Money, money, money! That’s what every investor wants! And it’s what every automaker wants more of, too. Money is exactly why we’ve seen an explosion of brands in the luxury segment.
There are plenty of reasons companies are flocking to high-end vehicles. They’re an easy way for automakers to differentiate themselves from their entry-level vehicles and increase market share. Sales of luxury vehicles are more consistent during the up and down swings of the economy, since wealthier consumers can consistently afford to make larger purchases. And, of course, there are the higher transaction prices and juicy margins.
In anticipation of a recovery in the U.S. economy, the luxury segment has exploded with new competitors. There are 27 luxury-segment models priced between $25,000 and $35,000, according to Edmunds. And as the U.S. market continues to mature, automakers will be looking to emerging markets for further growth. Believe it or not, China’s luxury market is about to surpass the U.S. for the largest in the world, giving a catalyst to the companies best prepared to meet the demand.
Let’s look at how lucrative this market can be and why I think General Motors Company (NYSE:GM) is best prepared to profit from China’s luxury boom.
By the numbers
By 2016, China is expected to overtake the United States for the world’s largest luxury-vehicle market. It’s estimated to be selling more than 2.3 million high-end vehicles by that time. Its luxury market has increased by 36% annually over the past decade, according to China Daily. That’s impressive growth, compared with the 26% annual growth for the overall market.

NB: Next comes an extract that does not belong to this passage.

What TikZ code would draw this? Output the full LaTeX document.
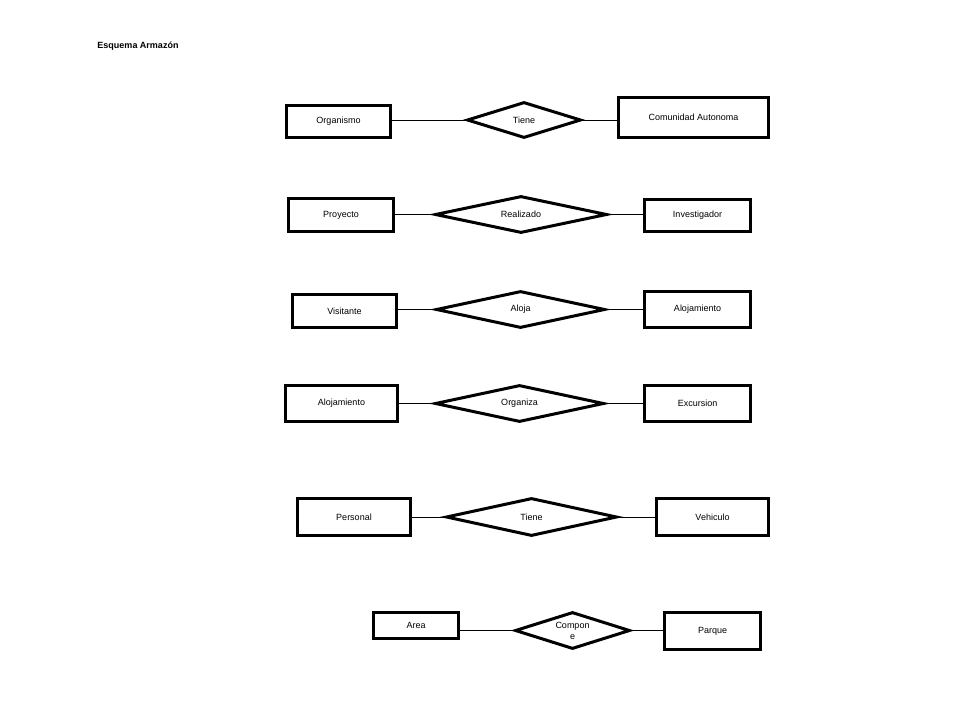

Look at it this way. In 2002, the Chinese luxury market sold 57,000 vehicles, making it the world’s 14th largest market. Ten years later it accounted for 1.24 million vehicles sold, bringing it up to the No. 2 spot. If you compare the U.S. market over the same period, we’ve grown from 1.67 million to 1.7 million. It’s clear that while there’s not tremendous growth at home, the number of luxury consumers in China is increasing rapidly and isn’t projected to slow down anytime soon.
Lincoln can’t cut it
Before I get to why General Motors Company (NYSE:GM) is capable of cashing in on China’s luxury market, I’ll explain why Ford Motor Company (NYSE:F) and other rivals won’t get it done. Lincoln hasn’t been relevant since the mid-’90s, when the Navigator was the top seller. In fact, last year the Mustang was responsible for more sales than the entire Lincoln brand. The redesigned Escape more than doubled it.
Ford has mostly left its luxury line alone because the recession highlighted more glaring issues to address first. Now that Ford has paid down its debt and is producing a higher-quality vehicle, it can focus on reviving up its luxury brands. But if it can manage to bring Lincoln back to relevance, it will have to happen here in the U.S. first, and we’re a long way from seeing that happen. We’re even further from seeing that happen in China, where Ford still has a lot of ground to catch up.